I believe we see more of applications busy from IOPs numbers, especially now when we easily can get Flash storage which allows to get well over 10K IOPS without going to external storage. 500MB/sec would be exceptional for traditional MySQL as MySQL optimizer with its nested loops joins does not favor sequential scans even for analytic queries executions. Also lack of parallel query execution makes limits how much IO full table scan queries can consume.
If we look at single Server these numbers are quite high however if we look at total numbers for “sharded” MySQL the numbers are not that high – many what would be considered medium scale MySQL installations would get there. With MySQL we seems to prefer to run more low end server and storage configurations.
I believe there are several reasons for that. First because MySQL can be used for free we do not need to optimize the hardware for license costs. With Oracle license costs based on number of CPUs we want to make sure these CPUs are busy and as such need to run storage powerful enough to achieve this. In MySQL world we very often run our CPUs very underutilized while storage is completely used.
Second reason I believe is ability of MySQL to use powerful system (including powerful storage) – Is quite limited with single thread replication as well as other restrictions. As Vadim points out in this and this whitepapers you can get a lot better performance with multiple MySQL instances on powerful storage. When you move to multiple instances and you have to “shard” your data in some way anyway there is no difference whenever you run these instances on single Server or many and as such you can use less powerful servers if only it is more cost effective.

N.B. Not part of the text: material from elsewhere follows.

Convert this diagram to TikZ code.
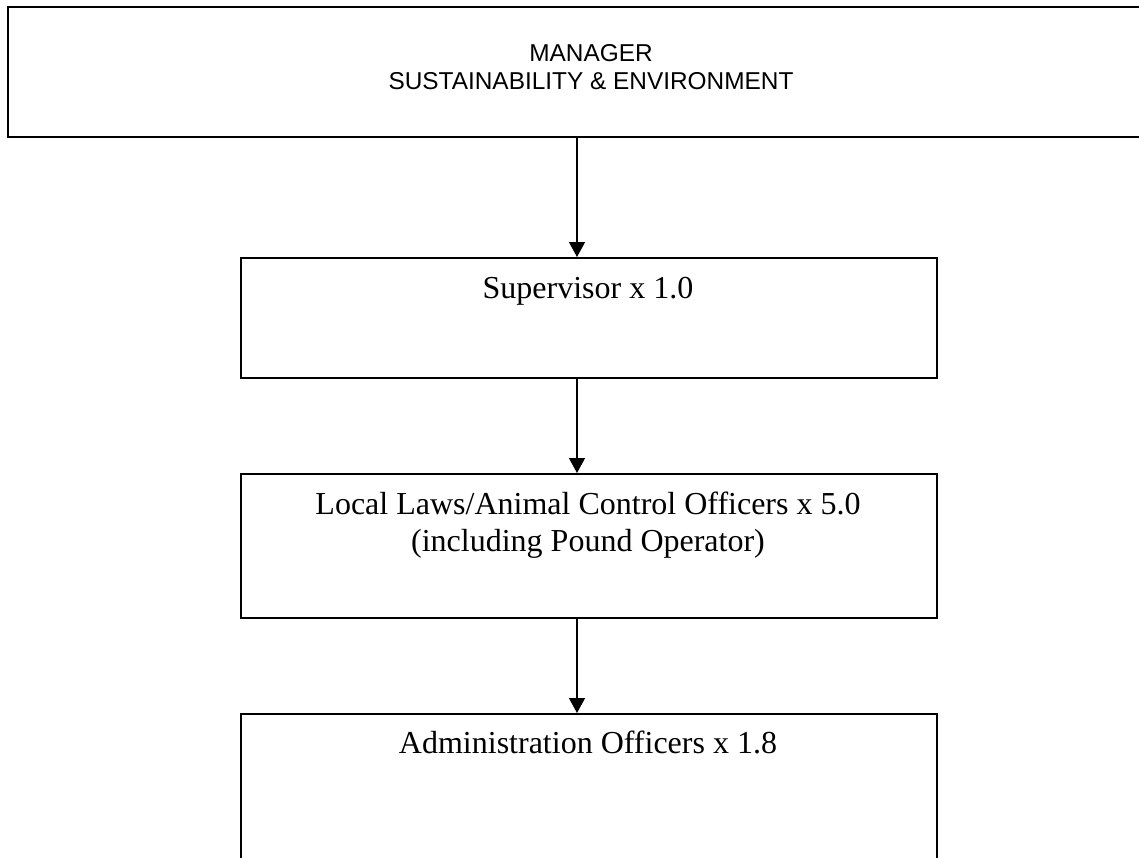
\documentclass[tikz,border=0pt]{standalone}
\usepackage{fontspec}
\setmainfont{Liberation Serif}
\newfontfamily\arialfont{Liberation Sans}
\usetikzlibrary{arrows.meta}
\tikzset{
  topbox/.style={draw, line width=1pt, rectangle, inner sep=0pt, anchor=north west},
  orgbox/.style={draw, line width=0.75pt, rectangle, inner sep=0pt, anchor=north west},
  sanstext/.style={anchor=base, inner sep=0pt, font=\arialfont\fontsize{12.2}{14}\selectfont},
  serftext/.style={anchor=base, inner sep=0pt, font=\fontsize{16}{18.4}\selectfont},
  arr/.style={line width=0.65pt, -{Triangle[length=7.5pt,width=8pt]}}
}
\begin{document}
\begin{tikzpicture}[x=0.5pt,y=-0.5pt]
\useasboundingbox (0,0) rectangle (1139,857);
\clip (0,0) rectangle (1139,857);
% boxes
\node[topbox, minimum width=584.5pt, minimum height=64.8pt] (manager) at (7,6) {};
\node[orgbox, minimum width=348pt, minimum height=60pt] (sup) at (240,257) {};
\node[orgbox, minimum width=348pt, minimum height=72pt] (local) at (240,473) {};
\node[orgbox, minimum width=348pt, minimum height=90pt] (admin) at (240,713) {};
% texts
\node[sanstext] (t1) at (591,61) {MANAGER};
\node[sanstext] (t2) at (591,89) {SUSTAINABILITY \& ENVIRONMENT};
\node[serftext] (t3) at (588,298) {Supervisor x 1.0};
\node[serftext] (t4) at (588,514) {Local Laws/Animal Control Officers x 5.0};
\node[serftext] (t5) at (588,551) {(including Pound Operator)};
\node[serftext] (t6) at (588,753) {Administration Officers x 1.8};
% connectors
\coordinate (ax) at (577,0);
\draw[arr] (manager.south -| ax) -- (sup.north -| ax);
\draw[arr] (sup.south -| ax) -- (local.north -| ax);
\draw[arr] (local.south -| ax) -- (admin.north -| ax);
\end{tikzpicture}
\end{document}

Finally at MySQL we often start “sharding” or splitting data other way because operationally working with large table and data sizes in MySQL can be painful, lacking online operations to alter table, defragmentation etc. Yes there are replication based and trigger based techniques to archive this but it is not the same thing. How many of us are running 5TB per MySQL instance ? 20TB ?
Over 50TB ?
I believe this is to continue to be significant difference between MySQL and Oracle deployments, yet as MySQL is getting better and better handling large scale systems (both in terms of performance and operationally) and as MySQL is making its way into Enterprise Developments I expect us to see more and more Large Single Instance developments as it often allows applications to be a lot more simple.